S’il fallait assimiler les films de Carné à un genre littéraire, on pourrait dire qu’ils sont plus proches de la nouvelle que du roman, de la tragédie classique que du drame romantique.

C’est ce qui explique que leur durée dramatique soit réduite au strict minimum, jusqu’à ne plus contenir qu’un seul jour dans Le Jour se Lève, ou une seule nuit dans Les Portes de la Nuit. Ce dernier film, si controversé, prend d’ailleurs une importance prépondérante dans l’oeuvre de Carné. On peut le considérer comme l’épanouissement de la « manière Carné » et certainement comme le chef-d’oeuvre du réalisateur. On comprend qu’après ce film, Carné ait éprouvé le besoin de se renouveler, car il était difficile d’aller plus loin dans cette direction, à cheval sur le réalisme et l’expressionnisme. La Marie du Port, plus qu’une marche arrière, est une liquidation d’un mythe envahissant.
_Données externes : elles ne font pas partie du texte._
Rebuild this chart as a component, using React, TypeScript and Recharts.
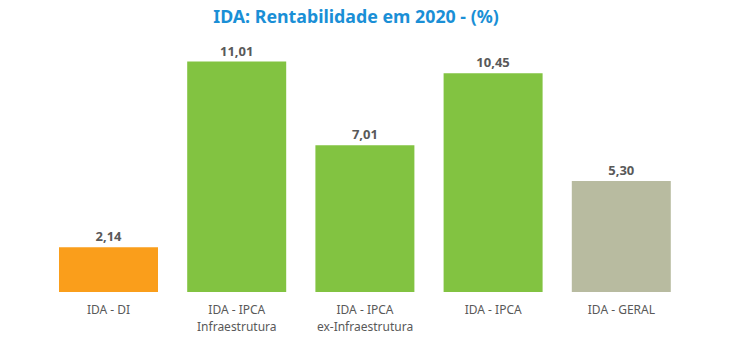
import React from "react";
import { BarChart, Bar, XAxis, YAxis, Cell, LabelList } from "recharts";

const categories = [
  "IDA - DI",
  "IDA - IPCA\nInfraestrutura",
  "IDA - IPCA\nex-Infraestrutura",
  "IDA - IPCA",
  "IDA - GERAL",
];
const values = [2.14, 11.01, 7.01, 10.45, 5.3];
const colors = ["#FA9E1B", "#82C341", "#82C341", "#82C341", "#B8BBA0"];
const title = "IDA: Rentabilidade em 2020 - (%)";

const data = categories.map((c, i) => ({ name: c, value: values[i] }));

const FONT = "'Noto Sans', 'Open Sans', sans-serif";

const Tick = (props: any) => {
  const { x, y, payload } = props;
  const lines = String(payload.value).split("\n");
  return (
    <g>
      {lines.map((l: string, i: number) => (
        <text
          key={i}
          x={x}
          y={y + 22 + i * 17}
          textAnchor="middle"
          fill="#595959"
          fontSize={12}
          fontFamily={FONT}
        >
          {l}
        </text>
      ))}
    </g>
  );
};

export default function App() {
  return (
    <div style={{ position: "absolute", left: 0, top: 0, width: 750, height: 355, background: "#fff" }}>
      <BarChart
        width={750}
        height={355}
        data={data}
        margin={{ top: 61.6, right: 64.5, bottom: 23, left: 44.5 }}
        barCategoryGap={14.5}
      >
        <text
          x={356}
          y={23}
          textAnchor="middle"
          fill="#1A8FD6"
          fontSize={17.8}
          fontWeight="bold"
          fontFamily={FONT}
        >
          {title}
        </text>
        <XAxis
          dataKey="name"
          axisLine={false}
          tickLine={false}
          tickSize={0}
          tickMargin={0}
          height={40}
          interval={0}
          tick={<Tick />}
        />
        <YAxis hide domain={[0, 11.01]} />
        <Bar dataKey="value" isAnimationActive={false}>
          {data.map((d, i) => (
            <Cell key={i} fill={colors[i]} />
          ))}
          <LabelList
            dataKey="value"
            position="top"
            offset={6}
            formatter={(v: any) => Number(v).toFixed(2).replace(".", ",")}
            fill="#595959"
            fontSize={13}
            fontWeight="bold"
            fontFamily={FONT}
          />
        </Bar>
      </BarChart>
    </div>
  );
}
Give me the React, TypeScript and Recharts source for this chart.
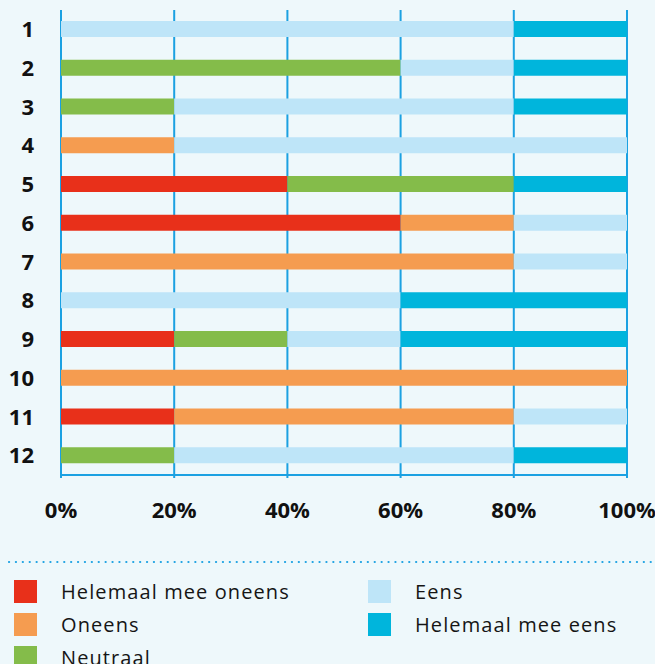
import { Bar, BarChart, CartesianGrid, XAxis, YAxis } from "recharts";

const statements = ["1", "2", "3", "4", "5", "6", "7", "8", "9", "10", "11", "12"];
const helemaalOneens = [0, 0, 0, 0, 40, 60, 0, 0, 20, 0, 20, 0];
const oneens = [0, 0, 0, 20, 0, 20, 80, 0, 0, 100, 60, 0];
const neutraal = [0, 60, 20, 0, 40, 0, 0, 0, 20, 0, 0, 20];
const eens = [80, 20, 60, 80, 0, 20, 20, 60, 20, 0, 20, 60];
const helemaalEens = [20, 20, 20, 0, 20, 0, 0, 40, 40, 0, 0, 20];
const xTicks = [0, 20, 40, 60, 80, 100];

const series = [
  { key: "hmo", name: "Helemaal mee oneens", color: "#e8301a" },
  { key: "on", name: "Oneens", color: "#f59c50" },
  { key: "neu", name: "Neutraal", color: "#84bc4a" },
  { key: "eens", name: "Eens", color: "#bee5f8" },
  { key: "hme", name: "Helemaal mee eens", color: "#00b5dc" },
];

const data = statements.map((s, i) => ({
  name: s,
  hmo: helemaalOneens[i],
  on: oneens[i],
  neu: neutraal[i],
  eens: eens[i],
  hme: helemaalEens[i],
}));

const BLUE = "#1ba1e2";
const FONT = "'Open Sans', 'Noto Sans', sans-serif";
const tickStyle = { fill: "#111", fontSize: 22, fontWeight: 700, fontFamily: FONT };

export default function App() {
  const legendCols = [series.slice(0, 3), series.slice(3)];
  return (
    <div
      style={{
        position: "absolute",
        left: 0,
        top: 0,
        width: 655,
        height: 664,
        background: "#eef8fb",
        fontFamily: FONT,
        overflow: "hidden",
      }}
    >
      <BarChart
        width={655}
        height={540}
        data={data}
        layout="vertical"
        margin={{ top: 10, right: 28, left: 0, bottom: 15 }}
        barCategoryGap={0}
        barSize={16}
      >
        <CartesianGrid horizontal={false} stroke={BLUE} strokeWidth={2} />
        <XAxis
          type="number"
          domain={[0, 100]}
          ticks={xTicks}
          tickFormatter={(v) => `${v}%`}
          axisLine={{ stroke: BLUE, strokeWidth: 2 }}
          tickLine={{ stroke: BLUE, strokeWidth: 2 }}
          tickSize={3}
          tickMargin={24}
          height={50}
          tick={tickStyle}
          interval={0}
        />
        <YAxis
          type="category"
          dataKey="name"
          width={61}
          axisLine={false}
          tickLine={false}
          tickMargin={21}
          tick={tickStyle}
          interval={0}
        />
        {series.map((s) => (
          <Bar key={s.key} dataKey={s.key} name={s.name} stackId="a" fill={s.color} isAnimationActive={false} />
        ))}
      </BarChart>
      <svg style={{ position: "absolute", left: 0, top: 556 }} width={655} height={12}>
        <line x1={9} y1={6} x2={655} y2={6} stroke={BLUE} strokeWidth={2.2} strokeDasharray="0.1 6.8" strokeLinecap="round" />
      </svg>
      {legendCols.map((col, ci) => (
        <div key={ci} style={{ position: "absolute", left: ci === 0 ? 14 : 368, top: 575 }}>
          {col.map((s) => (
            <div key={s.key} style={{ display: "flex", alignItems: "center", height: 33 }}>
              <div style={{ width: 23, height: 23, background: s.color, marginRight: 24 }} />
              <span style={{ fontSize: 20, letterSpacing: 1.1, color: "#151515" }}>{s.name}</span>
            </div>
          ))}
        </div>
      ))}
    </div>
  );
}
Mais en dehors de ces deux films particulièrement significatifs (Le Jour se lève et Les Portes de la Nuit) on remarquera dans tous les autres films de Carné cette même tendance, ce même désir de resserrer au maximum l’action dans le temps.
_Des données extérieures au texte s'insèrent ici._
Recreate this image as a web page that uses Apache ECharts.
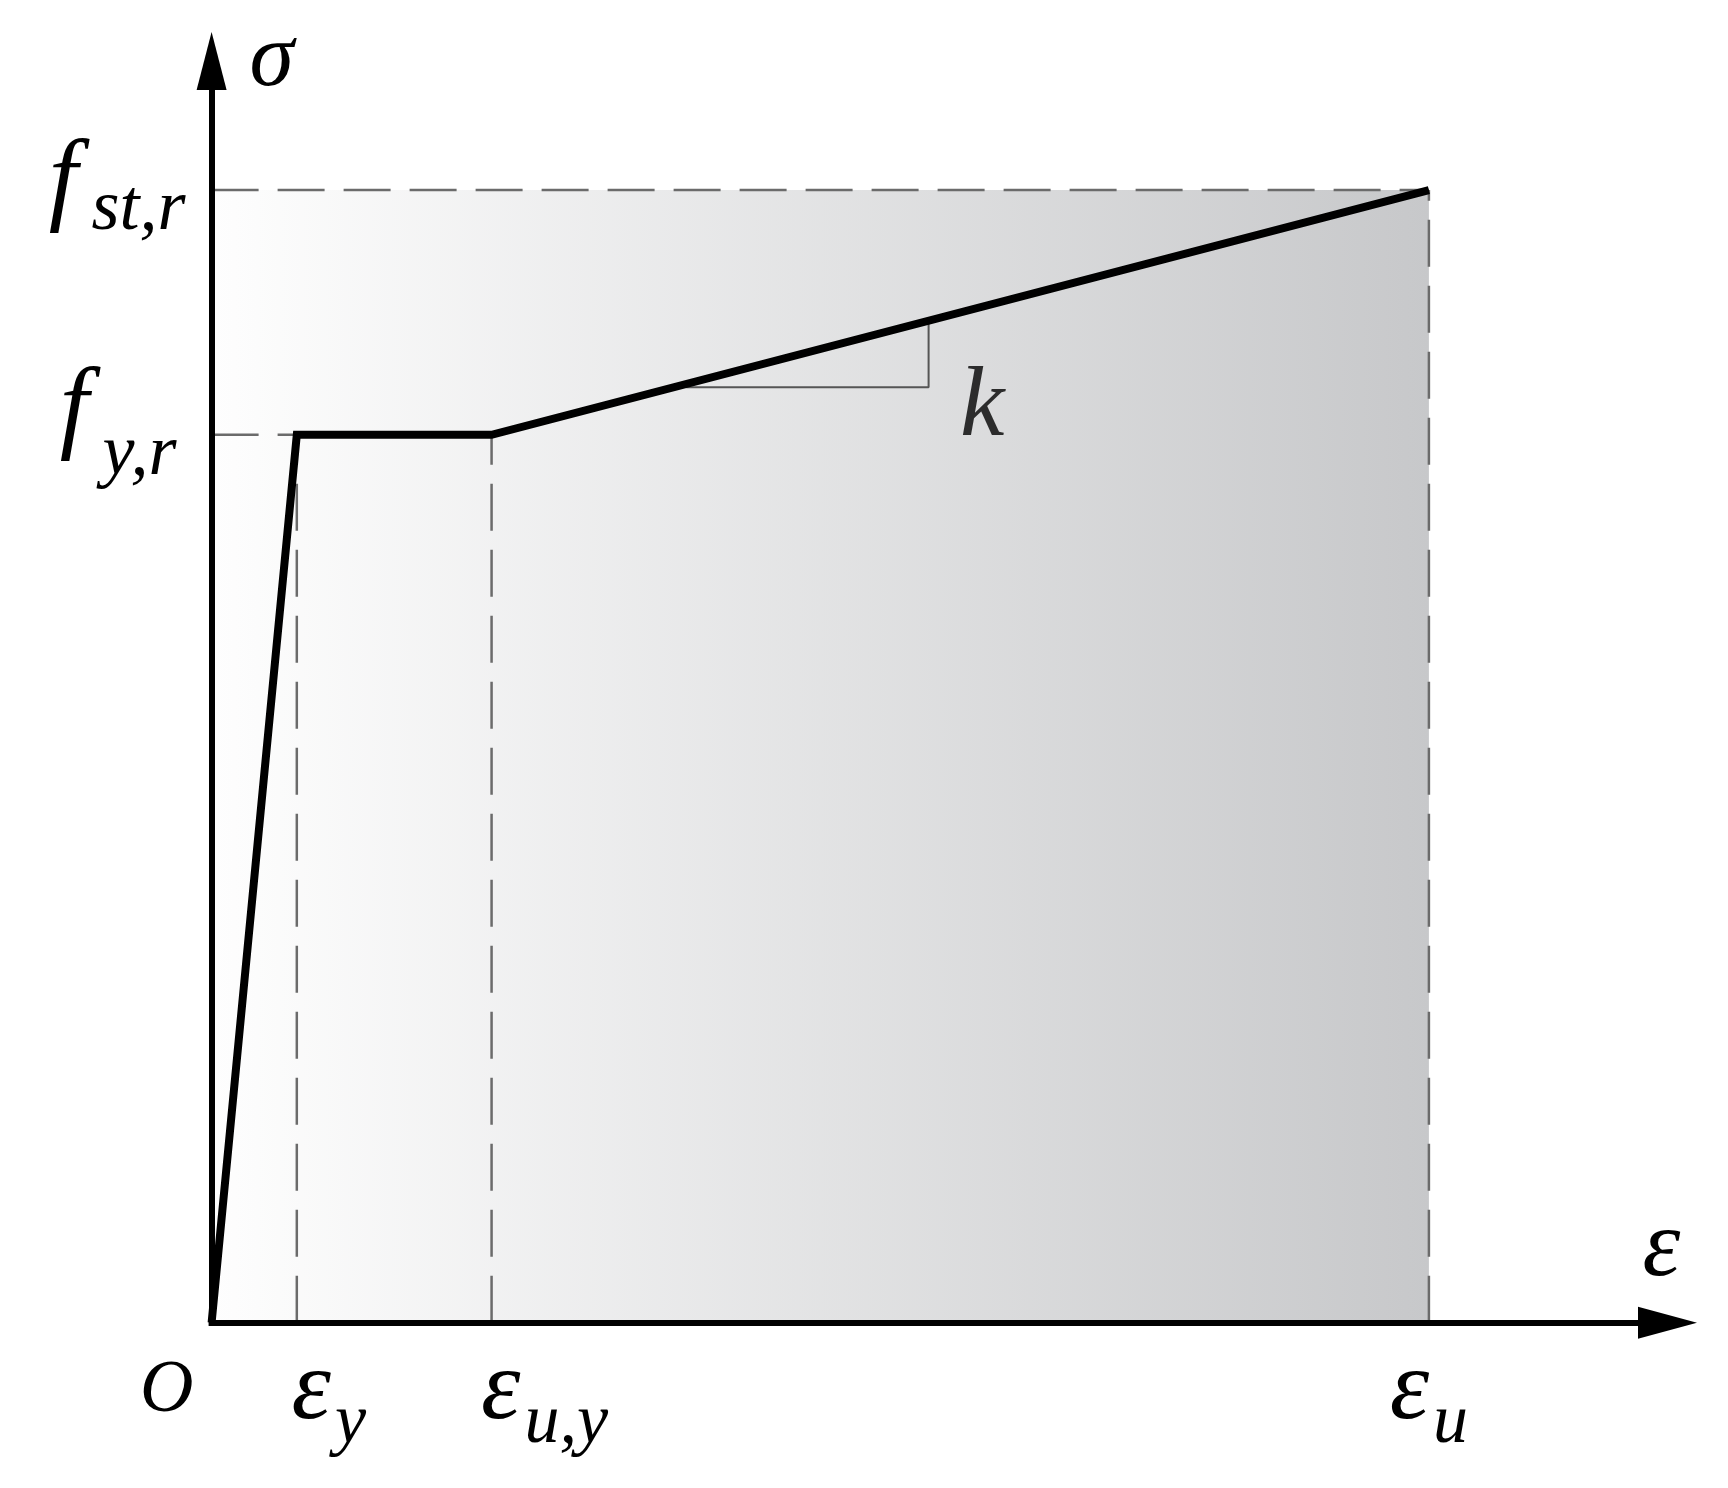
<!DOCTYPE html>
<html><head><meta charset="utf-8">
<script src="https://cdn.jsdelivr.net/npm/echarts@6/dist/echarts.min.js"></script>
<style>html,body{margin:0;padding:0;background:#fff}#c{width:1728px;height:1488px}</style>
</head><body><div id="c"></div>
<script>
// ---- data (normalised: εu = 1, fst,r = 1) ----
const strainNames = ['O', 'εy', 'εu,y', 'εu'];
const strainVals  = [0, 0.07, 0.23, 1.0];
const stressNames = ['fy,r', 'fst,r'];
const stressVals  = [0.784, 1.0];
const curveX = [0, 0.07, 0.23, 1.0];
const curveY = [0, 0.784, 0.784, 1.0];
const slopeX = [0.39, 0.589, 0.589];
const slopeY = [0.826, 0.826, 0.885];
const kPos = [0.633, 0.807];
const xMax = 1.196, yMax = 1.114;

const FONT = '"Liberation Serif", "Times New Roman", serif';
const zip = (a, b) => a.map((v, i) => [v, b[i]]);
const eU = strainVals[3], eY = strainVals[1], eUY = strainVals[2];
const fY = stressVals[0], fST = stressVals[1];

const dashStyle = { color: '#6b6b6b', width: 2.5, type: [47, 19] };
function dashed(data) {
  return { type: 'line', data: data, symbol: 'none', silent: true, z: 3,
           lineStyle: dashStyle, animation: false };
}
function nearest(arr, v) {
  let bi = 0; arr.forEach((a, i) => { if (Math.abs(a - v) < Math.abs(arr[bi] - v)) bi = i; }); return bi;
}
const xLabelFmt = ['{o|O}', '{e1|ε}{s|y}', '{e2|ε}{s|u,y}', '{e3|ε}{s|u}'];
const yLabelFmt = ['{f2|f}{s2|y,r}', '{f1|f}{s1|st,r}'];

const base = { fontFamily: FONT, fontStyle: 'italic', color: '#000' };
const st = o => Object.assign({}, base, o);
const chart = echarts.init(document.getElementById('c'));
chart.setOption({
  animation: false,
  backgroundColor: '#fff',
  grid: { left: 211.6, right: 60.5, top: 61, bottom: 165.3 },
  xAxis: {
    type: 'value', min: 0, max: xMax, z: 10,
    name: 'ε', nameLocation: 'end', nameGap: 0,
    nameTextStyle: st({ fontSize: 96, align: 'center', verticalAlign: 'bottom', padding: [0, 12, 25, 0] }),
    axisLine: { show: true, onZero: false, symbol: ['none', 'triangle'], symbolSize: [32, 59],
                lineStyle: { color: '#000', width: 6, cap: 'square' } },
    axisTick: { show: false },
    splitLine: { show: false },
    axisLabel: {
      show: true, customValues: strainVals, margin: 2,
      formatter: v => xLabelFmt[nearest(strainVals, v)],
      rich: {
        o: st({ fontSize: 74, padding: [30, 90, 0, 0] }),
        e1: st({ fontSize: 100, padding: [0, 0, 0, 64] }),
        e2: st({ fontSize: 100, padding: [0, 0, 0, 106] }),
        e3: st({ fontSize: 100 }),
        s: st({ fontSize: 70, padding: [64, 0, 0, 4] })
      }
    }
  },
  yAxis: {
    type: 'value', min: 0, max: yMax, z: 10,
    name: 'σ', nameLocation: 'end', nameGap: 0,
    nameTextStyle: st({ fontSize: 90, align: 'left', verticalAlign: 'middle', padding: [0, 0, 16, 38] }),
    axisLine: { show: true, onZero: false, symbol: ['none', 'triangle'], symbolSize: [30, 58],
                lineStyle: { color: '#000', width: 6, cap: 'square' } },
    axisTick: { show: false },
    splitLine: { show: false },
    axisLabel: {
      show: true, customValues: stressVals, margin: 26,
      formatter: v => yLabelFmt[nearest(stressVals, v)],
      rich: {
        f1: st({ fontSize: 104, padding: [0, 14, 12, 0] }),
        f2: st({ fontSize: 104, padding: [0, 14, 46, 0] }),
        s1: st({ fontSize: 72, padding: [40, 0, 0, 0] }),
        s2: st({ fontSize: 72, padding: [40, 9, 0, 0] })
      }
    }
  },
  series: [
    { type: 'line', data: [[0, fST], [eU, fST]], symbol: 'none', silent: true, z: 1,
      lineStyle: { width: 0 },
      areaStyle: { opacity: 1, origin: 'start', color: { type: 'linear', x: 0, y: 0, x2: 1, y2: 0,
        colorStops: [{ offset: 0, color: '#fefefe' }, { offset: 1, color: '#c7c8ca' }] } } },
    dashed([[0, fST], [eU, fST]]),
    dashed([[0, fY], [eY, fY]]),
    dashed([[eY, 0], [eY, fY]]),
    dashed([[eUY, 0], [eUY, fY]]),
    dashed([[eU, 0], [eU, fST]]),
    { type: 'line', data: zip(slopeX, slopeY), symbol: 'none', silent: true, z: 4,
      lineStyle: { color: '#555', width: 2 } },
    { type: 'line', data: zip(curveX, curveY), symbol: 'none', silent: true, z: 5,
      lineStyle: { color: '#000', width: 8, join: 'miter' } },
    { type: 'scatter', data: [kPos], symbolSize: 0, silent: true, z: 6,
      label: st({ show: true, position: 'inside', formatter: 'k', fontSize: 100 }) }
  ]
});
</script></body></html>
S’il tourne des adaptations de roman, le film s’écartera délibérément du roman. Il paraîtra inspiré par l’oeuvre littéraire plutôt qu’adapté d’elle et les libertés prises avec l’oeuvre originale iront toutes dans le même sens : réduire la durée dramatique de l’oeuvre, la concentrer pour atteindre à une densité et à une violence maxima.

Dans Le Quai des Brumes, Mac Orlan suivait ses personnages depuis leur rencontre à Montmartre, au « Lapin Agile », jusqu’à leur mort ou leur lente absorption par la vie quotidienne. Dans le film, Jean (1) arrive au Havre, suintant des brouillards de l’aube et, le lendemain, il est tué aux dernières lueurs du crépuscule.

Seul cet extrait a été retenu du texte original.